Report: Morgan Stanley Smith Barney Discussing Cuts to Brokerage BusinessPosted by in Blog on August 9, 2012
Morgan Stanley is talking about making even more substantial cuts to its Morgan Stanley Smith Barney brokerage business, Reuters reports. There has recently been internal discussion about making a 10% cut to the company’s 120 branch complexes. Just last week, the company cut its regions from 16 to 12, cutting out four managerial positions. At the end of last year, the company had 19 regions.
According to the Wall Street Journal, Doug Kentfield, Bill McMahon and Rick Skae, three top executives at Morgan Stanley Smith Barney, held conference calls talking with the remaining 12 division directors, reportedly giving them a heads-up that company consolidation, reassignments, and cuts were coming. August 17 was a date discussed for the changes to be revealed.
While there was reportedly no talk about cutting any of the 16,900 financial advisor positions, there could be some eliminations of support staff, compliance, and risk management roles within the branch complexes.

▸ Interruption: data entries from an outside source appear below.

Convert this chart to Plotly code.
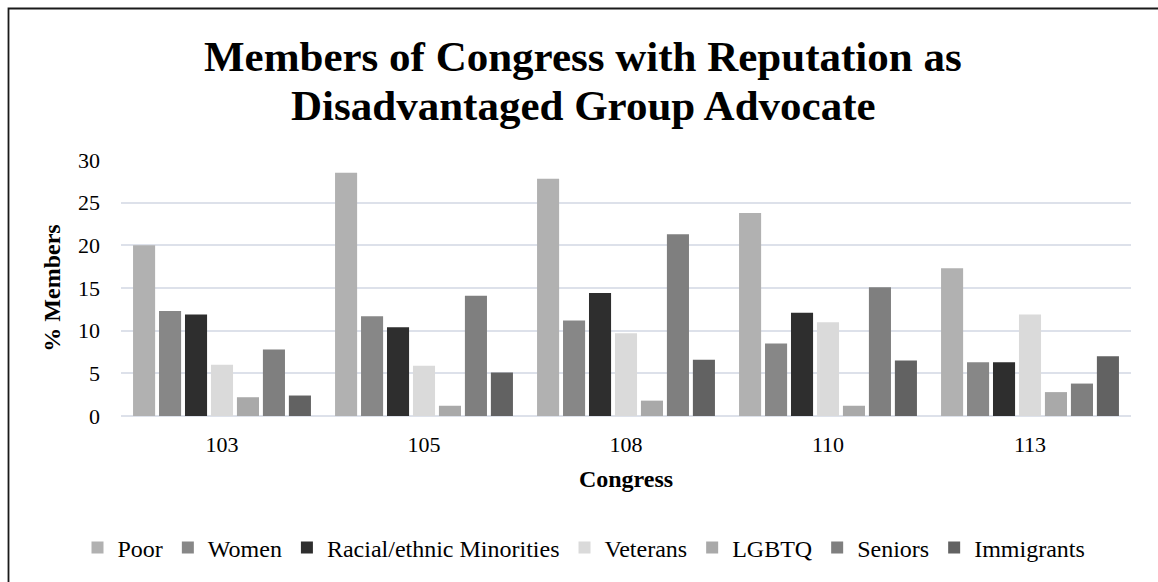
import plotly.graph_objects as go

# Congress sessions and share of members (%) known as advocates for each group
congresses = ["103", "105", "108", "110", "113"]
poor = [20.0, 28.5, 27.8, 23.8, 17.3]
women = [12.3, 11.7, 11.2, 8.5, 6.3]
minorities = [11.9, 10.4, 14.4, 12.1, 6.3]
veterans = [6.0, 5.9, 9.7, 11.0, 11.9]
lgbtq = [2.2, 1.2, 1.8, 1.2, 2.8]
seniors = [7.8, 14.1, 21.3, 15.1, 3.8]
immigrants = [2.4, 5.1, 6.6, 6.5, 7.0]

series = [
    ("Poor", poor, "#b1b1b1"),
    ("Women", women, "#878787"),
    ("Racial/ethnic Minorities", minorities, "#2e2e2e"),
    ("Veterans", veterans, "#dadada"),
    ("LGBTQ", lgbtq, "#a9a9a9"),
    ("Seniors", seniors, "#7f7f7f"),
    ("Immigrants", immigrants, "#626262"),
]

W, H = 1158, 582
ML, MR, MT, MB = 121, 27, 160, 166
PW, PH = W - ML - MR, H - MT - MB
FONT = "Times New Roman, Liberation Serif, serif"


def px_x(x):
    return (x - ML) / PW


def px_y(y):
    return (H - MB - y) / PH


fig = go.Figure()
for name, vals, color in series:
    fig.add_trace(go.Bar(
        x=congresses, y=vals, name=name,
        marker=dict(color=color, line=dict(width=0)),
    ))

grid = "#dde1ea"
fig.update_layout(
    width=W, height=H,
    margin=dict(l=ML, r=MR, t=MT, b=MB),
    paper_bgcolor="white", plot_bgcolor="white",
    barmode="group", bargap=0.10, bargroupgap=0.15,
    font=dict(family=FONT, color="#000000", size=22),
    showlegend=True,
    legend=dict(
        orientation="h", x=px_x(584), xanchor="center",
        y=px_y(548), yanchor="middle",
        font=dict(family=FONT, size=24, color="#000000"),
        itemclick=False, itemdoubleclick=False,
    ),
    xaxis=dict(
        type="category", showgrid=False, ticks="",
        showline=False, zeroline=False,
        tickfont=dict(family=FONT, size=22),
        ticklabelstandoff=13,
        title=dict(text="<b>Congress</b>", font=dict(family=FONT, size=24), standoff=14),
    ),
    yaxis=dict(
        range=[0, 30], dtick=5, tick0=0,
        showgrid=True, gridcolor=grid, gridwidth=1.5,
        zeroline=True, zerolinecolor=grid, zerolinewidth=1.5,
        showline=False, ticks="",
        tickfont=dict(family=FONT, size=22),
        ticklabelstandoff=20,
        title=dict(text="<b>% Members</b>", font=dict(family=FONT, size=24), standoff=10),
    ),
    annotations=[
        dict(text="<b>Members of Congress with Reputation as</b>",
             xref="paper", yref="paper", x=px_x(583), y=px_y(56),
             xanchor="center", yanchor="middle", showarrow=False,
             font=dict(family=FONT, size=43, color="#000000")),
        dict(text="<b>Disadvantaged Group Advocate</b>",
             xref="paper", yref="paper", x=px_x(583), y=px_y(105),
             xanchor="center", yanchor="middle", showarrow=False,
             font=dict(family=FONT, size=43, color="#000000")),
    ],
    shapes=[
        dict(type="rect", xref="paper", yref="paper",
             x0=px_x(8.5), x1=px_x(W + 20), y0=px_y(H + 20), y1=px_y(8.5),
             line=dict(color="#1a1a1a", width=1.8), fillcolor="rgba(0,0,0,0)",
             layer="above"),
    ],
)

fig.write_html("out.html")
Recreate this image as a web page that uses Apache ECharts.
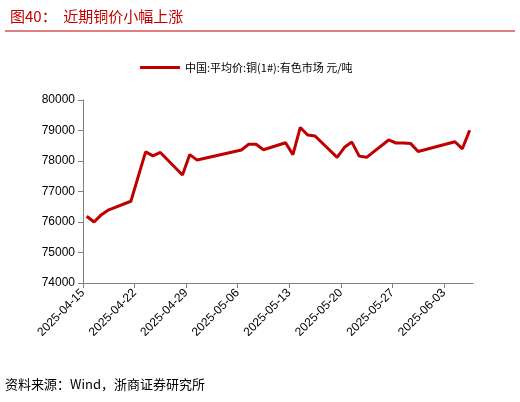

Morgan Stanley currently has 743 retail offices around the world, 16% fewer than in 2010. Morgan Stanley combined its brokerage division with Smith Barney in 2009. In addition, Morgan Stanley said in July that it was planning to reduce the overall company’s head count by 700 by the end of 2012.
Danny Sarch, a recruiter for Leitner Sarch Consultants, told the Journal that Morgan Stanley’s cost-cutting initiatives are known within the company as “Project August.”
Christine Jockle, a spokesperson for Morgan Stanley, declined to comment on the story.